ファンの子が教えてくれました。ぼくがホラー映画好きなことを知っているので、Twitterで「これ気になってるんだけど、どう?」と聞いてきて。なので、存在は知っていました。今年も多くのホラー映画が公開されていますが、あまり怖くなかったんですよ。だから“現代ホラーの頂点”と言われている「へレディタリー/継承」にはけっこう期待していましたね。

──実際に鑑賞されてみて、いかがでしたか?

「ヘレディタリー/継承」劇中に登場する不気味な人形を持つ最上もが。

じわじわ来る映画だなあ、と思いました。特に感じたのは、音楽がめちゃくちゃよかったっていうことです。「来るぞ来るぞ」みたいな曲調になっていて、観ている人を脅かす効果が抜群だと思いましたね。序盤からずっと怖いんじゃないかな。音響のいい劇場で観ることをオススメします。音楽面で言うと、エンドロールで流れる明るい曲(ジュディ・コリンズが歌う「青春と光の影」。作詞作曲はジョニ・ミッチェル)も不気味でした。暗い音楽のまま終わるより、「まだ何かあるかも」という気持ちになる。全体的に、人を不安にさせる構成になっているんだなと感じました。

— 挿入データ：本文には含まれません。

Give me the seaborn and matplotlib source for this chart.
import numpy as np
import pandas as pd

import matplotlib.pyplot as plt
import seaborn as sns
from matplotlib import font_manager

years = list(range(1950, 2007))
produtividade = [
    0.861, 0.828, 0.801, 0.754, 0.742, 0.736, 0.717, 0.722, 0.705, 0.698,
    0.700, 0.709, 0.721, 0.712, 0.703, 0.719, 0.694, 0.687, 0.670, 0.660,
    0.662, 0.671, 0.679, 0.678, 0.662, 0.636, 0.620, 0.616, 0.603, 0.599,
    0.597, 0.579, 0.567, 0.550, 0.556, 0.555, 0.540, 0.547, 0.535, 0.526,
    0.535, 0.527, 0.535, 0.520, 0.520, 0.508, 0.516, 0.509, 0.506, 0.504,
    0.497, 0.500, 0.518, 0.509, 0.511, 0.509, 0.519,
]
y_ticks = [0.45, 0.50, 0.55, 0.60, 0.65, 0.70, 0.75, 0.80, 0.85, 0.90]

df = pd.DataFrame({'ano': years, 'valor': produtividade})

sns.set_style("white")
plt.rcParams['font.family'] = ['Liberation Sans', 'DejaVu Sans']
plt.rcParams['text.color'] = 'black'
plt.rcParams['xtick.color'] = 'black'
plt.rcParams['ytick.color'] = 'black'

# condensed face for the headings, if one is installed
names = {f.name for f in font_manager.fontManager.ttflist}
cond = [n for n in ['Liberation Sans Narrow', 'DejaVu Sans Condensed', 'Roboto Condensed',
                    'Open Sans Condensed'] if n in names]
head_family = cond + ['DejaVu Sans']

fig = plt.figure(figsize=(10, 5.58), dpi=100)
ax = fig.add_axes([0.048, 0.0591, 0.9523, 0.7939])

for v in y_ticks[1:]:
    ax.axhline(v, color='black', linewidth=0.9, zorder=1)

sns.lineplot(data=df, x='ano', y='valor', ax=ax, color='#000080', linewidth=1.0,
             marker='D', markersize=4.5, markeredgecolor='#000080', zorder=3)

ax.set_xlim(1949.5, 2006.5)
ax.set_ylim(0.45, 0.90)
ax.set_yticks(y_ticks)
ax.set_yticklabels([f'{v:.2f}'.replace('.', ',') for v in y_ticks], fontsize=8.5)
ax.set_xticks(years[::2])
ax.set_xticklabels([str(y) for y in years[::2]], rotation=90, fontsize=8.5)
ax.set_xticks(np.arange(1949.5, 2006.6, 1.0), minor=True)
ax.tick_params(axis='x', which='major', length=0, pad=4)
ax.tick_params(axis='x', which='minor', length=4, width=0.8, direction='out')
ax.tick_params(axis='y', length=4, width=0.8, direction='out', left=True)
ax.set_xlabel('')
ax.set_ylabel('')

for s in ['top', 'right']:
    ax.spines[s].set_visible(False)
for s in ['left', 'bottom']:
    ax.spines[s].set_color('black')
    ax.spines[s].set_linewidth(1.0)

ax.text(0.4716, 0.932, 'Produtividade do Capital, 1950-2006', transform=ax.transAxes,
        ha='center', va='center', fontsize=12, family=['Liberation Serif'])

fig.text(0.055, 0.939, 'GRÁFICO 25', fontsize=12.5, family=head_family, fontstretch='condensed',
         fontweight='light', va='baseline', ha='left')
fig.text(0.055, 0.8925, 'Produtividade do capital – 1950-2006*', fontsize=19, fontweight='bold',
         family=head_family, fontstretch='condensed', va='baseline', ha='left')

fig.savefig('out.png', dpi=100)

──ストーリーにはいろいろな伏線が張り巡らされています。

今回ぼくは試写室でまず観て、そのあとこのインタビューのためにもう1度観直したんですけど、1度観ただけでは気付かなかった発見がありました。壁に浮かび上がる文字とか、謎の紋章や何度か登場する光とか、気になる要素がそこかしこにあって、伏線になっているんだろうなと思ったんですよ。でも、1度目では観逃している部分もありましたね。普段は映画は1度しか観ないのですが、「ヘレディタリー」はレビューを調べて納得して観直すとか、そういう楽しさがある映画だと思います。

「ヘレディタリー/継承」
2018年11月30日(金)全国公開
「ヘレディタリー/継承」
ストーリー

母・エレンを病気で亡くしたミニチュアアーティスト、アニー・グラハム。夫のスティーヴン、息子のピーター、娘のチャーリーと暮らす彼女は、自分たちがエレンから忌まわしい“何か”を継承してしまったことに気付かない。やがて、奇妙な現象がグラハム家で発生。アニーはいるはずのない母の気配を暗がりに感じ、チャーリーは不思議な光を目撃する。そしてある夜、一家を襲う悲惨な運命。しかしこれは、アニーたちに降りかかる想像を絶する惨劇の序章に過ぎなかった。

スタッフ / キャスト

監督・脚本:アリ・アスター

出演:トニ・コレット、ガブリエル・バーン、アレックス・ウォルフ、ミリー・シャピロ、アン・ダウドほか

最上もが(モガミモガ)
2月25日生まれ、東京都出身。ドラマ「ウルトラマンギンガS」「重版出来!」「恋する香港」、映画「闇金ウシジマくん Part3」「闇金ウシジマくん ザ・ファイナル」などに出演。2月に2nd写真集「MOGAMI」が発売された。ヒロインを演じた2部作の映画「クロガラス」が2019年春に公開される。